Intervention de Emeline K/Bidi

Réunion du mercredi 1er février 2023 à 9h05
Commission des lois constitutionnelles, de la législation et de l'administration générale de la république

Photo issue du site de l'Assemblée nationale ou de WikipediaEmeline K/Bidi :

Cette proposition de loi vise à renforcer l'ordonnance de protection et préconise des avancées, que nous approuvons.

L'ordonnance de protection est une procédure rapide, pour laquelle le juge dispose de pouvoirs importants. Ce qui, en théorie, la rend très efficace. En théorie seulement, car dans les faits, elle est peu utilisée et lorsqu'elle l'est, elle aboutit rarement à une ordonnance de protection.

Si la vraisemblance des faits de violence ne pose pas vraiment de difficulté, il en va autrement de la preuve d'un danger. Cela exclut quasi systématiquement les victimes qui ont pu se mettre à l'abri en quittant le domicile familial. Chaque fois que la victime est partie, et si elle n'est pas poursuivie par les assauts de son conjoint violent ou par ses menaces, le juge considère qu'elle n'est plus en danger. Et comme elle n'est plus en danger, elle n'est pas protégée. C'est donc la double peine : la victime de violences qui est partie ne retrouve pas le domicile conjugal et n'est pas protégée dans des délais brefs.

La proposition de loi présente des avancées indispensables pour protéger efficacement les victimes, femmes, enfants ou conjoints violentés en général. Pour la rendre encore plus efficace et accessible, nous nous sommes permis de présenter quelques amendements. Les évolutions que nous proposons ont été réfléchies, travaillées en collaboration étroite avec les associations d'aide aux victimes de violences intrafamiliales, avec le parquet et avec les deux barreaux de La Réunion, dont je salue le travail acharné pour lutter contre les violences faites aux femmes et aux enfants, un véritable fléau sur l'île. Nous avons tissé un réseau important, auquel prennent part tous les élus, de tous bords.

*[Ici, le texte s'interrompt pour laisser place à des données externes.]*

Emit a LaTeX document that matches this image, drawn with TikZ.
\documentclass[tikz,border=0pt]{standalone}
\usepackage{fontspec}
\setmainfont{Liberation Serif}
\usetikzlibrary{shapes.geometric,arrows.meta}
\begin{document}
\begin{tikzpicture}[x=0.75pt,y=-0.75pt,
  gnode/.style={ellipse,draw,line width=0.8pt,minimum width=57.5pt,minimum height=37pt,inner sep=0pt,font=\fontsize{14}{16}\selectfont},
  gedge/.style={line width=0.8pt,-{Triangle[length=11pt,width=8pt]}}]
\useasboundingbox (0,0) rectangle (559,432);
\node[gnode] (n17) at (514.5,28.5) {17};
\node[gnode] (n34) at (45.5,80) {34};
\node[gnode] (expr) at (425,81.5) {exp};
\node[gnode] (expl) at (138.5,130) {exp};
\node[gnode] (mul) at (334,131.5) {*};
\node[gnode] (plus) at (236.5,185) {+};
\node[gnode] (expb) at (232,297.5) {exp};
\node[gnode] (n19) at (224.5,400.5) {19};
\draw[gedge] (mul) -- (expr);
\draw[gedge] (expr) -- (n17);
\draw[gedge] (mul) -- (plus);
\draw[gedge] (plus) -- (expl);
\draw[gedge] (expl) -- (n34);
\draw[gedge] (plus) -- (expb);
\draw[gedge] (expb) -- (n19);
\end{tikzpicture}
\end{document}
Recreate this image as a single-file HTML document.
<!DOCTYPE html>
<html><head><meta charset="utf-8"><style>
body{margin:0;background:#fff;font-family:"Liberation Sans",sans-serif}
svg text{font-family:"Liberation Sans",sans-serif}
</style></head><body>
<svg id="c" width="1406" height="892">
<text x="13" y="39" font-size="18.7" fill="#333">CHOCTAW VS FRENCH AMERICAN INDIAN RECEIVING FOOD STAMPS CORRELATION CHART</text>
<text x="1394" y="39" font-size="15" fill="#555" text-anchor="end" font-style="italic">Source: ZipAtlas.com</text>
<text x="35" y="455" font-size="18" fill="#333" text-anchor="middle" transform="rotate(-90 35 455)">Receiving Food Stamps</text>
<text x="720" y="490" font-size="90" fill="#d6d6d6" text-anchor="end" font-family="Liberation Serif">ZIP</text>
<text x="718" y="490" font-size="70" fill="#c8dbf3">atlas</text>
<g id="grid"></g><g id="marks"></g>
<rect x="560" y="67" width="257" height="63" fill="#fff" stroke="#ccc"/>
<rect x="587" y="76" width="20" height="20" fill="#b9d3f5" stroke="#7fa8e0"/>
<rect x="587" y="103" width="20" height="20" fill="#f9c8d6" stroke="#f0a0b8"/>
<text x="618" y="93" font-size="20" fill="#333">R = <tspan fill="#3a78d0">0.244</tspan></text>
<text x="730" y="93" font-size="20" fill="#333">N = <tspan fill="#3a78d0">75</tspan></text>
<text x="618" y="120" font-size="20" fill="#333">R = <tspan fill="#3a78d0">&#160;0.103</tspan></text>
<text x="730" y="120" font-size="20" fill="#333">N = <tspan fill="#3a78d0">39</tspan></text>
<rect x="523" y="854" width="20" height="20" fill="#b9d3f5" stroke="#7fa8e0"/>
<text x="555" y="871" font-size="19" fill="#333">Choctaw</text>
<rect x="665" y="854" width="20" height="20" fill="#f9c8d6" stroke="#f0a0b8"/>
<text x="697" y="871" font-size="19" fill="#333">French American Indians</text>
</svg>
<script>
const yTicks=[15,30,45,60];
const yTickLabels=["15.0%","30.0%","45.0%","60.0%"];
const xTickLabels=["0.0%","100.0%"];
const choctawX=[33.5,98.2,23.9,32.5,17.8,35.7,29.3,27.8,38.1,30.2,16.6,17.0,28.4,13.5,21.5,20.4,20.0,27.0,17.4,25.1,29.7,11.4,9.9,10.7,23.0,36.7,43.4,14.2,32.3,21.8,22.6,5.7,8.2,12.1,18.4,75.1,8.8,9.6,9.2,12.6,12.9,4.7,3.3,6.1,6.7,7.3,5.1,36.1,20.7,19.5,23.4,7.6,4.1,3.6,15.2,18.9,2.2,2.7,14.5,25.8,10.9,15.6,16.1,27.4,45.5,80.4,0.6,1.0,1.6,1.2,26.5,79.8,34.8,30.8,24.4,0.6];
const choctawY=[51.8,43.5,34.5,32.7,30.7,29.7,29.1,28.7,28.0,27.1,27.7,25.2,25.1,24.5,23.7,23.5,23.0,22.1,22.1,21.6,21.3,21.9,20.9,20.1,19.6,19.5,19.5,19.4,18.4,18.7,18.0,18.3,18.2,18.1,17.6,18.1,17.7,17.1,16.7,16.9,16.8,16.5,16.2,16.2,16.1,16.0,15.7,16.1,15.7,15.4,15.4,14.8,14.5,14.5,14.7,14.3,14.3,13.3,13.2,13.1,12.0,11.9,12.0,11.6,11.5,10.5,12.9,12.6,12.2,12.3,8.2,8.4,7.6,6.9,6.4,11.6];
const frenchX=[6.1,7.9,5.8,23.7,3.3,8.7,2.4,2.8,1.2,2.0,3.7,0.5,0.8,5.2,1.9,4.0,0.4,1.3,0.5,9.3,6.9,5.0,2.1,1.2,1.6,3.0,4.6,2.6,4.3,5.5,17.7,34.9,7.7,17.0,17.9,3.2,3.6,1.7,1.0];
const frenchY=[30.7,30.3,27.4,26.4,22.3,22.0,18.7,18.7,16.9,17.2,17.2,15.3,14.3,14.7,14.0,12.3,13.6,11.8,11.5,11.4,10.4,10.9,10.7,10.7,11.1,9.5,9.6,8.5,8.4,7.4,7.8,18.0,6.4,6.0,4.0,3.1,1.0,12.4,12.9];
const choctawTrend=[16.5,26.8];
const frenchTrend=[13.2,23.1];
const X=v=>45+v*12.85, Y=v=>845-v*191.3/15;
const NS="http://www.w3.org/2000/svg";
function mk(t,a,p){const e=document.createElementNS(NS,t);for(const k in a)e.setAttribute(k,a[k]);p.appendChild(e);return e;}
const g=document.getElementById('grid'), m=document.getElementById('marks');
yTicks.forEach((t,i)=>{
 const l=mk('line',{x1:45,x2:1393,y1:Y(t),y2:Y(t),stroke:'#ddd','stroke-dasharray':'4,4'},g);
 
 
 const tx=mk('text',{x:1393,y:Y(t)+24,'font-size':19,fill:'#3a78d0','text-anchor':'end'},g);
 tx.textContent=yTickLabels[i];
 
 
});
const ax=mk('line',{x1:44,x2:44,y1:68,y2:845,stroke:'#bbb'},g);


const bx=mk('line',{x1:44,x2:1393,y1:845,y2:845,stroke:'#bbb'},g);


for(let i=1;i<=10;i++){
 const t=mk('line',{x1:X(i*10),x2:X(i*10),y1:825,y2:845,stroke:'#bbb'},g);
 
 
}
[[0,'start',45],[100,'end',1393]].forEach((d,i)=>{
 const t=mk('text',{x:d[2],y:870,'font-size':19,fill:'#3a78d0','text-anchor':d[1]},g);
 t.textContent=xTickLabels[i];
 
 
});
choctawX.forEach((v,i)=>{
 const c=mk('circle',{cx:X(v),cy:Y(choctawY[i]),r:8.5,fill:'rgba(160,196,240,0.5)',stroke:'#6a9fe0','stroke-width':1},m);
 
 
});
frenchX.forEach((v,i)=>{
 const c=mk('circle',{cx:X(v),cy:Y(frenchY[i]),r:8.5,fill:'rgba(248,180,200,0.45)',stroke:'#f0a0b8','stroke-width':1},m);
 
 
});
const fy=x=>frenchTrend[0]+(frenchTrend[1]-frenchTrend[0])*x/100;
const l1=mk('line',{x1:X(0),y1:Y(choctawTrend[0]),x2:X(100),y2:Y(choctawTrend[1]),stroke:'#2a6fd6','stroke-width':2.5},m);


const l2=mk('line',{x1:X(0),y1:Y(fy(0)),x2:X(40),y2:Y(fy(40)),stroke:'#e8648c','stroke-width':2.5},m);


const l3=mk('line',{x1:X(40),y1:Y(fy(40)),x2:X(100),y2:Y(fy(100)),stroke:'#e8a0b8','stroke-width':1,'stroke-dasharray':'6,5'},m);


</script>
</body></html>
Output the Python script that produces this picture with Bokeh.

À La Réunion, où je suis élue, 2 050 femmes ont été suivies par les associations en 2022, pour des problématiques de violences intrafamiliales. Chaque jour, sept Réunionnaises en moyenne ont déposé plainte pour ce type de fait, tandis que quarante et un TGD ont été attribués. Pourtant, vingt-quatre ordonnances de protection seulement ont été délivrées. Au total, seulement 3,5 % des femmes portent plainte, 1 % font appel aux associations.

J'exerce la profession d'avocate à La Réunion. Nos amendements ont été nourris par notre pratique, concrète et malheureusement habituelle de l'ordonnance de protection. Nous déposons quasiment une demande par mois. Pour ces amendements, nous nous sommes placés au plus près du terrain, à la fois en demande et en défense. Nous nous sommes demandé quoi faire pour améliorer le texte, mais aussi pour qu'il n'engendre pas d'abus ou des détournements de procédure.

À l'évidence, il est nécessaire d'assouplir les conditions de délivrance de l'ordonnance de protection ; j'ai déposé un amendement en ce sens. Il nous paraît également indispensable de conserver le caractère d'urgence de cette procédure. L'ordonnance de protection relève de l'extrême urgence. Elle est plus rapide qu'une procédure classique, plus rapide qu'une procédure de référé. Au regard des pouvoirs exceptionnels du juge et de l'effort que cette procédure demande au personnel de justice, il nous faut veiller à ce qu'elle ne devienne pas la procédure de droit commun. Je tiens, à cet égard, à saluer le travail des magistrats et des greffiers, qui accomplissent un travail exceptionnel pour parvenir à délivrer une ordonnance de protection en six jours. On a l'habitude de se plaindre de la lenteur de notre justice ; il faut savoir également reconnaître quand elle fait vite et bien.

En supprimant purement et simplement la condition de danger dans le texte actuel, il ne reste plus de référence à la notion d'urgence. J'ai donc déposé un amendement, dont nous discuterons dans quelques instants.

Deuxième point d'importance : le champ d'application de cette ordonnance. Nous avons déposé un amendement pour l'étendre aux enfants victimes de violences en dehors du couple. La démarche est simple : il s'agit d'offrir une protection maximale aux enfants, qui sont les adultes de demain. C'est en les protégeant efficacement aujourd'hui que nous verrons le fléau des violences intrafamiliales diminuer dans les années à venir.

Merci donc pour cette proposition de loi. Nous avons hâte d'en débattre.